Coming back to the racetrack wasn’t any easier, really, than leaving it. But at least De Joria knows her soul is being fed.

“The problem was I think I was letting family life and home life get the best of me at times. It was hard to always put the blinders on. That’s another reason why I did take the two years off. It was so necessary for me to kind of straighten things out. My kids . . . my daughter . . . I just needed to be there . . . teach her how to drive. It was such a pivotal moment in her life. I couldn’t parent by proxy. It was like, ‘You know, this is the perfect time for me to do this.’

“I always knew I was going to come back. It was just a matter of time. Once I did make that decision and talked to my family about it and talked to my daughter, of course, she was thrilled,” De Joria said. “She said, ‘I never wanted you to stop racing!’ I said, ‘I know, Honey, but later on in life you will understand this and feel good about it.’”

The five-time Funny Car winner feels good about it, for sure.

“It feels good . . . a lot of good vibes, just the energy . . . We’re all excited, super-amped,” De Joria said. And we’re going to have a good time doing it. Why else would you do it? If you’re not having a good time, try something else.”

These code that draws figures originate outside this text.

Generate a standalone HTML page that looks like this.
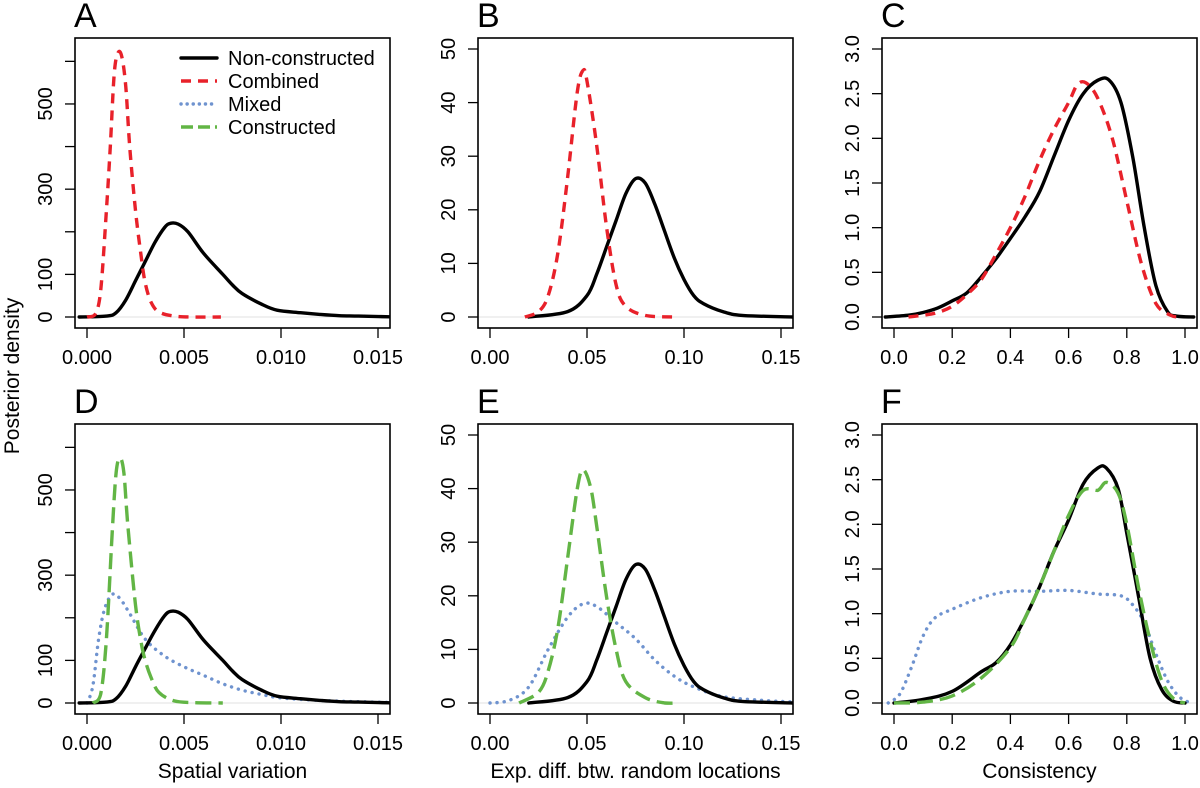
<!DOCTYPE html>
<html><head><meta charset="utf-8"><style>
body{margin:0;background:#fff;}
svg{display:block;font-family:"Liberation Sans",Arial,sans-serif;}
</style></head><body>
<svg id="s" width="1200" height="788" viewBox="0 0 1200 788">
<text x="19" y="376" font-size="21" text-anchor="middle" transform="rotate(-90 19 376)">Posterior density</text>
</svg>
<script>
// ---- data ----
const spatialBlack=[[-0.0004,0],[0.001,2],[0.0015,10],[0.002,40],[0.0025,85],[0.003,130],[0.0035,175],[0.004,210],[0.0043,220],[0.0047,218],[0.0052,200],[0.006,150],[0.007,100],[0.0075,75],[0.008,55],[0.009,30],[0.0098,16],[0.011,10],[0.012,6],[0.013,3],[0.014,2],[0.0162,0]];
const spatialRed=[[0,0],[0.0004,5],[0.0007,60],[0.001,250],[0.0012,400],[0.0014,570],[0.0016,620],[0.0018,610],[0.002,540],[0.0022,400],[0.0025,250],[0.0028,140],[0.003,80],[0.0033,35],[0.0037,12],[0.0045,2],[0.0055,0],[0.0069,0]];
const spatialBlack2=[[-0.0004,0],[0.001,2],[0.0015,10],[0.002,40],[0.0025,85],[0.003,128],[0.0035,170],[0.004,205],[0.0043,215],[0.0047,213],[0.0052,196],[0.006,148],[0.007,100],[0.0075,75],[0.008,55],[0.009,30],[0.0098,16],[0.011,10],[0.012,6],[0.013,3],[0.014,2],[0.0162,0]];
const spatialGreen=[[0.0003,0],[0.0007,20],[0.001,150],[0.0013,400],[0.0015,540],[0.0017,575],[0.0019,540],[0.0021,420],[0.0025,230],[0.0028,140],[0.003,100],[0.0033,60],[0.0037,25],[0.0045,5],[0.0055,1],[0.007,0]];
const spatialBlue=[[0,0],[0.0003,40],[0.0006,150],[0.0009,220],[0.0013,255],[0.0017,245],[0.0022,210],[0.003,150],[0.004,110],[0.005,85],[0.006,65],[0.007,45],[0.008,30],[0.009,20],[0.010,12],[0.012,6],[0.014,3],[0.0162,1]];
const expBlack=[[0.02,0],[0.04,1],[0.05,4],[0.055,8],[0.06,13],[0.065,18],[0.07,23],[0.075,25.8],[0.08,25],[0.085,21],[0.09,16],[0.095,11],[0.1,7],[0.105,4],[0.11,2.5],[0.12,1],[0.13,0.3],[0.156,0]];
const expRed=[[0.018,0],[0.025,1],[0.03,4],[0.035,12],[0.04,26],[0.045,42],[0.048,46],[0.05,44],[0.055,32],[0.06,17],[0.065,6],[0.07,2],[0.08,0.3],[0.095,0]];
const expGreen=[[0.015,0],[0.025,2],[0.03,6],[0.035,14],[0.04,27],[0.045,40],[0.048,43.5],[0.052,40],[0.055,33],[0.06,20],[0.065,10],[0.07,4],[0.08,1],[0.09,0],[0.097,0]];
const expBlue=[[0,0],[0.01,0.5],[0.02,3],[0.03,10],[0.04,16],[0.048,18.5],[0.055,18],[0.065,15],[0.075,12],[0.085,8],[0.095,5],[0.105,3],[0.12,1.2],[0.14,0.5],[0.156,0.2]];
const conBlack=[[-0.03,0],[0.05,0.02],[0.1,0.05],[0.15,0.1],[0.2,0.18],[0.25,0.27],[0.3,0.45],[0.35,0.65],[0.4,0.88],[0.45,1.12],[0.5,1.4],[0.55,1.8],[0.6,2.2],[0.65,2.5],[0.7,2.65],[0.74,2.65],[0.78,2.4],[0.82,1.8],[0.86,1.0],[0.9,0.35],[0.94,0.06],[0.97,0.01],[1.03,0]];
const conRed=[[0.05,0],[0.1,0.02],[0.15,0.05],[0.2,0.12],[0.25,0.25],[0.3,0.42],[0.35,0.7],[0.4,1.0],[0.45,1.35],[0.5,1.75],[0.55,2.1],[0.6,2.4],[0.63,2.6],[0.66,2.62],[0.7,2.45],[0.75,2.0],[0.8,1.3],[0.85,0.6],[0.9,0.15],[0.95,0.02],[0.98,0]];
const conBlack2=[[0,0],[0.1,0.04],[0.2,0.13],[0.3,0.35],[0.35,0.45],[0.4,0.65],[0.45,0.95],[0.5,1.3],[0.55,1.7],[0.6,2.05],[0.65,2.45],[0.7,2.63],[0.73,2.63],[0.77,2.4],[0.8,1.9],[0.84,1.2],[0.88,0.5],[0.92,0.15],[0.96,0.02],[1.0,0]];
const conGreen=[[0,0],[0.1,0.01],[0.2,0.08],[0.3,0.28],[0.4,0.62],[0.45,0.95],[0.5,1.3],[0.55,1.7],[0.6,2.1],[0.65,2.38],[0.7,2.38],[0.73,2.47],[0.77,2.35],[0.8,2.0],[0.84,1.3],[0.88,0.7],[0.92,0.25],[0.96,0.05],[1.0,0]];
const conBlue=[[-0.02,0],[0.02,0.1],[0.06,0.4],[0.1,0.75],[0.14,0.95],[0.2,1.05],[0.3,1.18],[0.4,1.25],[0.5,1.25],[0.6,1.26],[0.7,1.22],[0.78,1.2],[0.82,1.1],[0.86,0.9],[0.9,0.55],[0.94,0.25],[0.98,0.07],[1.02,0]];
const spatialXTicks=[0,0.005,0.010,0.015];
const spatialXLabels=["0.000","0.005","0.010","0.015"];
const spatialYTicks=[0,100,200,300,400,500,600];
const spatialYLabels=["0","100","","300","","500",""];
const expXTicks=[0,0.05,0.10,0.15];
const expXLabels=["0.00","0.05","0.10","0.15"];
const expYTicks=[0,10,20,30,40,50];
const expYLabels=["0","10","20","30","40","50"];
const conXTicks=[0,0.2,0.4,0.6,0.8,1.0];
const conXLabels=["0.0","0.2","0.4","0.6","0.8","1.0"];
const conYTicks=[0,0.5,1,1.5,2,2.5,3];
const conYLabels=["0.0","0.5","1.0","1.5","2.0","2.5","3.0"];
const legendLabels=["Non-constructed","Combined","Mixed","Constructed"];

const NS="http://www.w3.org/2000/svg";
const svg=document.getElementById('s');
function mk(tag,attrs,parent){const e=document.createElementNS(NS,tag);for(const k in attrs)e.setAttribute(k,attrs[k]);(parent||svg).appendChild(e);return e;}
const STY={
 black:{stroke:"#000",dash:"",cap:"round"},
 red:{stroke:"#e8212a",dash:"10 7",cap:"butt"},
 blue:{stroke:"#6f93cf",dash:"0.1 7",cap:"round"},
 green:{stroke:"#62b545",dash:"16 7",cap:"butt"}
};
function smooth(pts){
 let d='M'+pts[0][0].toFixed(1)+' '+pts[0][1].toFixed(1);
 for(let i=0;i<pts.length-1;i++){
  const p0=pts[i-1]||pts[i],p1=pts[i],p2=pts[i+1],p3=pts[i+2]||p2;
  let c1y=p1[1]+(p2[1]-p0[1])/6,c2y=p2[1]-(p3[1]-p1[1])/6;
  const base=Math.max(p1[1],p2[1]);
  c1y=Math.min(c1y,base+0.5);c2y=Math.min(c2y,base+0.5);
  d+=` C${(p1[0]+(p2[0]-p0[0])/6).toFixed(1)} ${c1y.toFixed(1)} ${(p2[0]-(p3[0]-p1[0])/6).toFixed(1)} ${c2y.toFixed(1)} ${p2[0].toFixed(1)} ${p2[1].toFixed(1)}`;
 }
 return d;
}
const W=315,H=290;
function panel(letter,bx,by,xmax,ymax,xt,xl,yt,yl,series,xtitle){
 const g=mk('g',{});
 
 
 const x0=bx+12,x1=bx+303;
 const sx=v=>x0+(x1-x0)*v/xmax;
 const sy=v=>by+279-(279-11)*v/ymax;
 const lt=mk('text',{x:bx-1,y:by-11,"font-size":34},g);lt.textContent=letter;
 
 
 const zl=mk('line',{x1:bx,x2:bx+W,y1:sy(0),y2:sy(0),stroke:"#d8d8d8","stroke-width":0.8},g);
 
 
 const clipId='c'+letter;
 const cp=mk('clipPath',{id:clipId},g);mk('rect',{x:bx,y:by,width:W,height:H},cp);
 series.forEach(([data,sty,nm])=>{
  const st=STY[sty];
  const d=smooth(data.map(p=>[sx(p[0]),sy(p[1])]));
  const p=mk('path',{d:d,fill:"none",stroke:st.stroke,"stroke-width":3.4,"stroke-dasharray":st.dash,"stroke-linecap":st.cap,"stroke-linejoin":"round","clip-path":`url(#${clipId})`},g);
  
  
 });
 const fr=mk('rect',{x:bx,y:by,width:W,height:H,fill:"none",stroke:"#000","stroke-width":1.6},g);
 
 
 xt.forEach((v,i)=>{
  mk('line',{x1:sx(v),x2:sx(v),y1:by+H,y2:by+H+10,stroke:"#000","stroke-width":1.3},g);
  const t=mk('text',{x:sx(v),y:by+H+36,"font-size":20,"text-anchor":"middle"},g);t.textContent=xl[i];
  
  
 });
 yt.forEach((v,i)=>{
  mk('line',{x1:bx,x2:bx-10,y1:sy(v),y2:sy(v),stroke:"#000","stroke-width":1.3},g);
  if(yl[i]){const tx=bx-23,ty=sy(v);const t=mk('text',{x:tx,y:ty,"font-size":20,"text-anchor":"middle",transform:`rotate(-90 ${tx} ${ty})`},g);t.textContent=yl[i];
  
  }
 });
 if(xtitle){const t=mk('text',{x:bx+W/2,y:by+H+64,"font-size":21,"text-anchor":"middle"},g);t.textContent=xtitle;
  
  }
 return g;
}
const cols=[75,478,882],rows=[38,424];
panel('A',cols[0],rows[0],0.015,629,spatialXTicks,spatialXLabels,spatialYTicks,spatialYLabels,[[spatialBlack,'black','non-constructed'],[spatialRed,'red','combined']]);
panel('B',cols[1],rows[0],0.15,50,expXTicks,expXLabels,expYTicks,expYLabels,[[expBlack,'black','non-constructed'],[expRed,'red','combined']]);
panel('C',cols[2],rows[0],1,3,conXTicks,conXLabels,conYTicks,conYLabels,[[conBlack,'black','non-constructed'],[conRed,'red','combined']]);
panel('D',cols[0],rows[1],0.015,629,spatialXTicks,spatialXLabels,spatialYTicks,spatialYLabels,[[spatialBlue,'blue','mixed'],[spatialBlack2,'black','non-constructed'],[spatialGreen,'green','constructed']],'Spatial variation');
panel('E',cols[1],rows[1],0.15,50,expXTicks,expXLabels,expYTicks,expYLabels,[[expBlue,'blue','mixed'],[expBlack,'black','non-constructed'],[expGreen,'green','constructed']],'Exp. diff. btw. random locations');
panel('F',cols[2],rows[1],1,3,conXTicks,conXLabels,conYTicks,conYLabels,[[conBlue,'blue','mixed'],[conBlack2,'black','non-constructed'],[conGreen,'green','constructed']],'Consistency');
// legend
const lg=mk('g',{});


['black','red','blue','green'].forEach((k,i)=>{
 const y=58+i*23;const st=STY[k];
 mk('line',{x1:181,x2:217,y1:y,y2:y,stroke:st.stroke,"stroke-width":3.4,"stroke-dasharray":k==='blue'?"0.1 6":(k==='red'?"10 7":(k==='green'?"12 5":"")),"stroke-linecap":st.cap},lg);
 const t=mk('text',{x:228,y:y+7,"font-size":20},lg);t.textContent=legendLabels[i];
 
 
});
</script>
</body></html>
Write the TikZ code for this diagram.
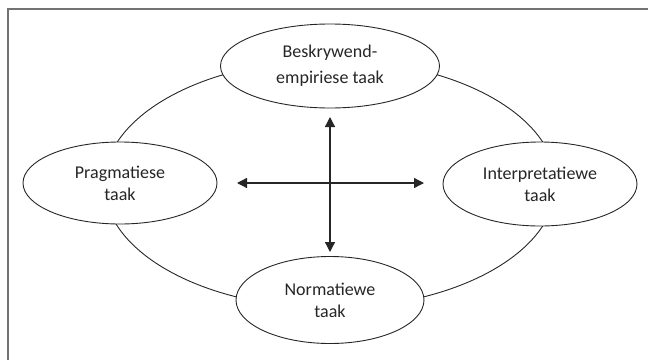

“This is an incredible sport where I’m able to make a comeback and pick up where I left off. This is where I belong,” she said. “The new ROKiT Toyota team is really made up of some of the old players.  Del Worsham, who is my mentor, was my first crew chief and teammate and we started DC Motorsports together. Nicky Boninfante came over and we started putting our team together. I have this incredible opportunity with two of the people who were by my side when I started my nitro Funny Car career. It’s a new team and we were getting everything together for the last two months. It’s been a thrash, but we do well under pressure, so I’m not worried. 

“I’ve done it. I’ve won races. I won Indy, ran record numbers, had some crashes, had some blow-ups. Those are things I’ve experienced, so I’m not coming back with questions. I’m coming back with seven years of experience That’s incredible. And I’m with guys who have a long history in the sport. Everybody on our team [including co-crew chief Nicky Boninfante, who’ll oversee day-to-day operations from their shop near adjacent to zMAX Dragway at Concord, N.C.] has been there in racing for a while. There are no newbies,” De Joria said.

And no one was surprised when she reached the semifinal round at the season-opener last weekend.

“I’m so excited to be back in the ROKiT Toyota Camry. There’s not much that has changed car-wise, but I think my outlook on the year is a bit different,” she said. “I’m coming back a seasoned driver. It’s just getting out here and doing what I love to do and being what I know I was meant to be.”